Simple Lightning

I like the simple, little, quirky things in life. It really is the small things that make me happy. This seems like an odd statement for someone who has depression. But when I am not drowning in my own self pity and grasping at a life preserver that feels like it keeps getting harder and harder to reach, the wink of my puppies eye can make my day. Part of that is because I feel like she has control of it and there is meaning behind her winks which makes me slightly petzy. (That is a word I just made up for those who are pet crazy. Ex. Me) The larger part is that I have worked very hard to surround myself with things and people that make me happy.
Today, we had Sunday lunch. It reminded me of the Sunday lunches we use to have at Grandmom’s growing up. I always loved it. It was just enough time with family that I knew how much I loved them, and how happy I was to go home to my only child-dom. Today there was all of the love with out any of the desire to lock myself in my room all alone after. If anything it invigorated me. It gave me that reminder that I love surrounding my self with happy. I spent the remainder of the afternoon cleaning and getting my Florida room and deck ready for summer. There is still work to be done, but I am so excited about how nice it can be, and how nice it will be to have people over.

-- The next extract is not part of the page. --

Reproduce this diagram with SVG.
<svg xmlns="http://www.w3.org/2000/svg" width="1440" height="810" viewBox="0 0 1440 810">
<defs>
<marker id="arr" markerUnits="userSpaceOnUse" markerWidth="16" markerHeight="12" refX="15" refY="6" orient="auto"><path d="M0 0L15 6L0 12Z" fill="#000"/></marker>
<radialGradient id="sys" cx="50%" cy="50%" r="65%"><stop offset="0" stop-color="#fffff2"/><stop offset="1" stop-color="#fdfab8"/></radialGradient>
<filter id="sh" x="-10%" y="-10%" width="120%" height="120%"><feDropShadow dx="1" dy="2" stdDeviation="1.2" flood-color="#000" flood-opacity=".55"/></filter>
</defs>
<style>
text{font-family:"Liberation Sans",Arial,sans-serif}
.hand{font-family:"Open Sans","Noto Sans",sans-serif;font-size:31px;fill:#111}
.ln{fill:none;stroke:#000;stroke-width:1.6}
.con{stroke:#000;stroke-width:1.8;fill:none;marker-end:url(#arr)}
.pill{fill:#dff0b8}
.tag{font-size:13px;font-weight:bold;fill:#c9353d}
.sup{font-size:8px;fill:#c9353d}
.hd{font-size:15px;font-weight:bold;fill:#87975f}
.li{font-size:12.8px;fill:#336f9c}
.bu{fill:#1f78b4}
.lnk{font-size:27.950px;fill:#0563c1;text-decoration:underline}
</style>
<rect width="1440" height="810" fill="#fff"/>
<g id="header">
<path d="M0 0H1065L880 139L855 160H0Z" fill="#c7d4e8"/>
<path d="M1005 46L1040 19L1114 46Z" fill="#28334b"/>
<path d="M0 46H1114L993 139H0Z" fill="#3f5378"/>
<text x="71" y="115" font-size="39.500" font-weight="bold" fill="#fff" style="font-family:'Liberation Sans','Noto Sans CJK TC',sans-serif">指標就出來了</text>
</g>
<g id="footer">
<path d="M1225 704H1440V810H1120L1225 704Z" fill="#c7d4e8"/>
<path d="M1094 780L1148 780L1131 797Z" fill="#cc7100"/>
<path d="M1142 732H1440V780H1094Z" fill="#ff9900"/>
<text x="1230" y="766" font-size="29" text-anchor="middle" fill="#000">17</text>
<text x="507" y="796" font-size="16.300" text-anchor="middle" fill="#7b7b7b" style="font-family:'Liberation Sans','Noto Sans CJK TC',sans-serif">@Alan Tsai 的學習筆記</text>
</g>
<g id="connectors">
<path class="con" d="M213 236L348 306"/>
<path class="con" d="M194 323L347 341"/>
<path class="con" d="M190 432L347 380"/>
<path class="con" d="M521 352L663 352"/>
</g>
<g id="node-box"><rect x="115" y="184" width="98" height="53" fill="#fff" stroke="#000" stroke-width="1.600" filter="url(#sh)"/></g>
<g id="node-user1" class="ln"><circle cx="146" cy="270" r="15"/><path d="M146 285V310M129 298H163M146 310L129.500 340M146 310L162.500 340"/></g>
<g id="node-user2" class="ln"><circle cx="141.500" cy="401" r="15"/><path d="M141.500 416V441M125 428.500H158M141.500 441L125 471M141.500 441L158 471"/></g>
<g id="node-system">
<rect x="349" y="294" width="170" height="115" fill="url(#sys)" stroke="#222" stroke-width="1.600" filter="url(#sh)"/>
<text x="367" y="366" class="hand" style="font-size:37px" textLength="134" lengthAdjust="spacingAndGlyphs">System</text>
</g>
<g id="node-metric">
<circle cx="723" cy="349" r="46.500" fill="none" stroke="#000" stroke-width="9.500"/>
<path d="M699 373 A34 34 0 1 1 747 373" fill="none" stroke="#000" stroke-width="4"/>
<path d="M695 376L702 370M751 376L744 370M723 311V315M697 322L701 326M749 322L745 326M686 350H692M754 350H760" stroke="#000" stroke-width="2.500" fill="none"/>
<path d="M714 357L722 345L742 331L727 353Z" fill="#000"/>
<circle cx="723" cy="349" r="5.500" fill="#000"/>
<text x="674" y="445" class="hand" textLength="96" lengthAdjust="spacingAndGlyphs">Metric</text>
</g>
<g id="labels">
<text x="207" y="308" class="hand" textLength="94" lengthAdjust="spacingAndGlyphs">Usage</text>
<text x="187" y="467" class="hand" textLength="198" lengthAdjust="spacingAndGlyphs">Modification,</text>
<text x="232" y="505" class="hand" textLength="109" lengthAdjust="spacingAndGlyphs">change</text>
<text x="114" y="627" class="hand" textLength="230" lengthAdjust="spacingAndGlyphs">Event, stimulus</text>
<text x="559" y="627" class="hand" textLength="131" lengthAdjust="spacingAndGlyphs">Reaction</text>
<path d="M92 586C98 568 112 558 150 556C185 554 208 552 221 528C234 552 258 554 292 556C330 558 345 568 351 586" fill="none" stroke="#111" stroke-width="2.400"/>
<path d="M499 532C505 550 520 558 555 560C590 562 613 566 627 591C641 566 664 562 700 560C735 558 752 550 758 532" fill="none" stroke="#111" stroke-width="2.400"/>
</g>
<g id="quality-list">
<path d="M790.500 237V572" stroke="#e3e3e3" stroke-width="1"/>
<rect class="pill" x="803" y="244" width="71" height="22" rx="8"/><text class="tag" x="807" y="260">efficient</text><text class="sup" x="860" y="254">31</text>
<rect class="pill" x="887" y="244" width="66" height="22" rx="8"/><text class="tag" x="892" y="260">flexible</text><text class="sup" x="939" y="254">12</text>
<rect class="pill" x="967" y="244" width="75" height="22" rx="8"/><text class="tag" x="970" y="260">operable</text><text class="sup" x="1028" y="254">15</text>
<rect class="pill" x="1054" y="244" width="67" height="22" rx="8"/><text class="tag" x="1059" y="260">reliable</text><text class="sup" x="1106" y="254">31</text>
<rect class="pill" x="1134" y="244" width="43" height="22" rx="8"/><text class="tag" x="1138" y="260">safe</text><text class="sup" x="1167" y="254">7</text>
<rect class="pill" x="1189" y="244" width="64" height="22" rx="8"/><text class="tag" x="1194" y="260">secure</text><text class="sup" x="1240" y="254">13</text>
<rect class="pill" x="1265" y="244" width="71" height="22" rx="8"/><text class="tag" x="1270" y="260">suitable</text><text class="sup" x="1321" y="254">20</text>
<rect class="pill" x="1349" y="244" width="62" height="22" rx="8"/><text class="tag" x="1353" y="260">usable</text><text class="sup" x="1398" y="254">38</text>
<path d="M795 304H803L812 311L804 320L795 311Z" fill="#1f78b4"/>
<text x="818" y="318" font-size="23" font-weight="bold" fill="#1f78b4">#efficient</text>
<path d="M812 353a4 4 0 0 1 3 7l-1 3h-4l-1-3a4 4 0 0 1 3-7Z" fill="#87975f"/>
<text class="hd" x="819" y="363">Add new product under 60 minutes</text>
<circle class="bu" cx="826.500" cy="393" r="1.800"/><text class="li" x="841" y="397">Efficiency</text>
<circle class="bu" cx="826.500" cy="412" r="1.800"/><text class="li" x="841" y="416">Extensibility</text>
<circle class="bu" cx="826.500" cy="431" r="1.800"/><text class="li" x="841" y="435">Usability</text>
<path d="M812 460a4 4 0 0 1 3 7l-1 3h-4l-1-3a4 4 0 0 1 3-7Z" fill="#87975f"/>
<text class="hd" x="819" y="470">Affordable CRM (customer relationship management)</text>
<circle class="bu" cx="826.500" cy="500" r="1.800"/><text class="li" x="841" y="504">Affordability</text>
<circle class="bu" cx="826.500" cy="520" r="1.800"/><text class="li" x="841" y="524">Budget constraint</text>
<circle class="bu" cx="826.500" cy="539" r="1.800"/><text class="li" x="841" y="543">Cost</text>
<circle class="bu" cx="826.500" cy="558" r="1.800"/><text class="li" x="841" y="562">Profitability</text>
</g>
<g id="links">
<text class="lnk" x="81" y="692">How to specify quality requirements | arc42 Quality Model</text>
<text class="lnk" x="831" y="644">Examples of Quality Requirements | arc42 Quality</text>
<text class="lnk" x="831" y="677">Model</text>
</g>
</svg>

I also know that if nothing happens, if all my plans fall through, if the big stuff never happens, that those who love me will still be here. They will be at my door with food and smiles and games and love. They will not care if the hot tub is clean or if the lights are hung. They will sit with me and have tea. They will watch episodes of stupid TV or bad movies. The will come over in PJ’s and not judge me for where I am in my life. As those small things start to stack up, I am able to have those moments of happy. Those small wins that even at my lowest moments, I cannot deny.
It may seem odd, but I love lightning. It is the simple things that crack the dark skies like lightning. The lightning may be hard to appreciate and may only seem like brief moments of light. When lightning strikes water it disperses. It is beautiful to look at and does not tend to cause harm. But have you ever seen what happens to sand when it is hit by lightning? I’m not talking about like in Sweet Home Alabama when he plants the rods and makes that glass sculptures. I’m talking about when it hits sand that has not had the heads up of a rod being stuck in it.
Google it.
It’s amazing! The sand rises up and forms this hollow glass/sand/coral thing that is absolutely stunning. You can’t see the beauty in the dark of the storm. The beauty of the lightning may seem brief, fleeting, and slightly scary. However, when the sand is set up just right and the lightning is strong enough, the most beautiful things can occur.